Senators seek to preempt states from GMO laws

A laundry-list of agricultural groups, including the Food Marketing Institute, American Farm Bureau, and the Biotechnology Innovation Organization are in support of a GMO labeling bill introduced by Senate Agriculture Committee Chairman Pat Roberts, R-Kan, and Sen. Debbie Stabenow, D-Mich.

The move is in opposition to a Vermont GMO labeling law that went into effect July 1, but may not be enforced until 2017, according to the Center for Food Integrity, a not-for-profit organization whose members and partners represent farmers, ranchers, food companies, universities, restaurants, retailers, food processors and non-governmental organizations.

Politico reports that the proposed bill is being heavily lobbied for even as Vermont’s law goes into effect, because of the fear that other states could implement their own laws and create an unmanageable patchwork of onerous restrictions.

Meanwhile, Mother Jones is reporting that former presidential candidate Bernie Sanders says he will do what he can to stop the measure.

The food retail industry and the American Farm Bureau each came out in support of the Roberts-Stabenow agreement.

In short, the bill would immediately prohibit states or other entities from mandating labels of food or seed that is genetically engineered.
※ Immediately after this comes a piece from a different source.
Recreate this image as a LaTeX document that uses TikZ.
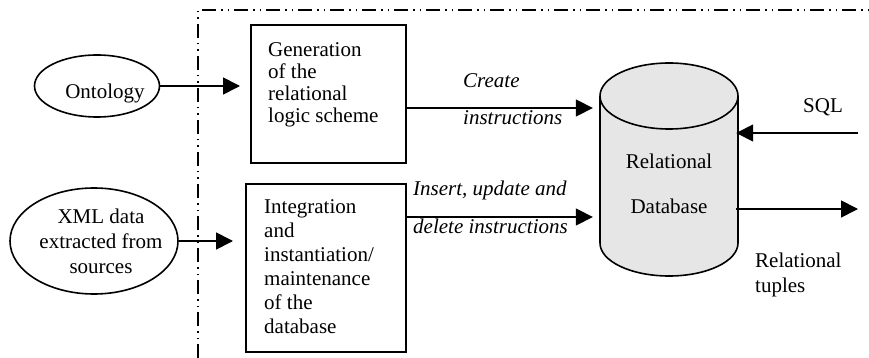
\documentclass[tikz,border=0pt]{standalone}
\usepackage{fontspec}
\setmainfont{Liberation Serif}
\usetikzlibrary{arrows.meta,shapes.geometric}

\definecolor{dbfill}{RGB}{230,230,230}

\begin{document}
\begin{tikzpicture}[x=1pt,y=-1pt,
  txt/.style={inner sep=0pt, font=\fontsize{21}{22}\selectfont},
  box/.style={draw, line width=1.8pt, inner sep=0pt, anchor=north west},
  oval/.style={draw, ellipse, line width=1.6pt, inner sep=0pt},
  arr/.style={line width=1.7pt, -{Triangle[length=17pt,width=17pt]}},
  frame/.style={line width=1.4pt, dash pattern=on 14pt off 5pt on 1.5pt off 5pt on 1.5pt off 5pt}]
\useasboundingbox (0,0) rectangle (869,358);

% system boundary (dash-dot-dot)
\draw[frame] (198,358) -- (198,10) -- (869,10);

% external inputs
\node[oval, minimum width=125pt, minimum height=62pt] (onto) at (97,86) {};
\node[txt, anchor=base] at (105,99) {Ontology};
\node[oval, minimum width=168pt, minimum height=106pt] (xml) at (94,241) {};
\node[txt, anchor=north, align=center, font=\fontsize{21}{25}\selectfont] at (101,208.7)
  {XML data\\extracted from\\sources};

% processing boxes
\node[box, minimum width=155pt, minimum height=138pt] (gen) at (250,24) {};
\node[txt, anchor=north west, align=left] at (268,42.8)
  {Generation\\of the\\relational\\logic scheme};
\node[box, minimum width=160pt, minimum height=168pt] (integ) at (245,183) {};
\node[txt, anchor=north west, align=left, font=\fontsize{21}{24}\selectfont] at (264,199)
  {Integration\\and\\instantiation/\\maintenance\\of the\\database};

% relational database cylinder
\node[inner sep=0pt, minimum width=138pt, minimum height=213pt] (db) at (669,169.5) {};
\path[fill=dbfill, draw, line width=1.6pt]
  (600,96) -- (600,243) arc[start angle=180, end angle=0, x radius=69, y radius=33]
  -- (738,96) arc[start angle=0, end angle=-180, x radius=69, y radius=33] -- cycle;
\draw[line width=1.6pt] (600,96) arc[start angle=180, end angle=0, x radius=69, y radius=33];
\node[txt, anchor=base] at (669,168) {Relational};
\node[txt, anchor=base] at (669,213) {Database};

% connectors
\coordinate (createY) at (0,108);
\coordinate (insertY) at (0,217);
\coordinate (sqlIn) at (858,133);
\coordinate (tupOut) at (858,209);

\draw[arr] (onto.east) -- ([xshift=-10pt]gen.west |- onto.east);
\draw[arr] (xml.east) -- ([xshift=-12pt]integ.west |- xml.east);
\draw[arr] (gen.east |- createY) -- ([xshift=-7pt]db.west |- createY);
\draw[arr] (integ.east |- insertY) -- ([xshift=-7pt]db.west |- insertY);
\draw[arr] (sqlIn) -- ([xshift=-2pt]db.east |- sqlIn);
\draw[arr] ([xshift=-2pt]db.east |- tupOut) -- (tupOut);

% connector labels
\node[txt, anchor=base west, font=\fontsize{21}{22}\selectfont\itshape] at (463,88) {Create};
\node[txt, anchor=base west, font=\fontsize{21}{22}\selectfont\itshape] at (463,125) {instructions};
\node[txt, anchor=base west, font=\fontsize{21}{22}\selectfont\itshape] at (413,195) {Insert, update and};
\node[txt, anchor=base west, font=\fontsize{21}{22}\selectfont\itshape] at (413,233) {delete instructions};
\node[txt, anchor=base] at (823,113) {SQL};
\node[txt, anchor=base west] at (755,267) {Relational};
\node[txt, anchor=base west] at (755,292) {tuples};
\end{tikzpicture}
\end{document}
It would also establish through rulemaking a uniform national disclosure standard for human food that is or may be bio-engineered, according to Sen. Roberts’ website.

Text of the bill can be found here.

In a statement, the Food Marketing Institute (FMI) said it “commends the bipartisan Roberts-Stabenow agreement on biotechnology labeling and hopes that all senators will vote in favor of the compromise. A national standard for GMO labeling is essential if we are to avoid the economic costs incurred by a patchwork of differing state laws.”

“The bill is far from perfect, but it correctly puts the federal government in the driver's seat in important areas such as protecting interstate commerce and new crop development techniques,” said American Farm Bureau President Zippy Duvall. “There is no public health or scientific justification for the bill's mandatory disclosure provisions, but the national uniformity established by this bill is paramount.”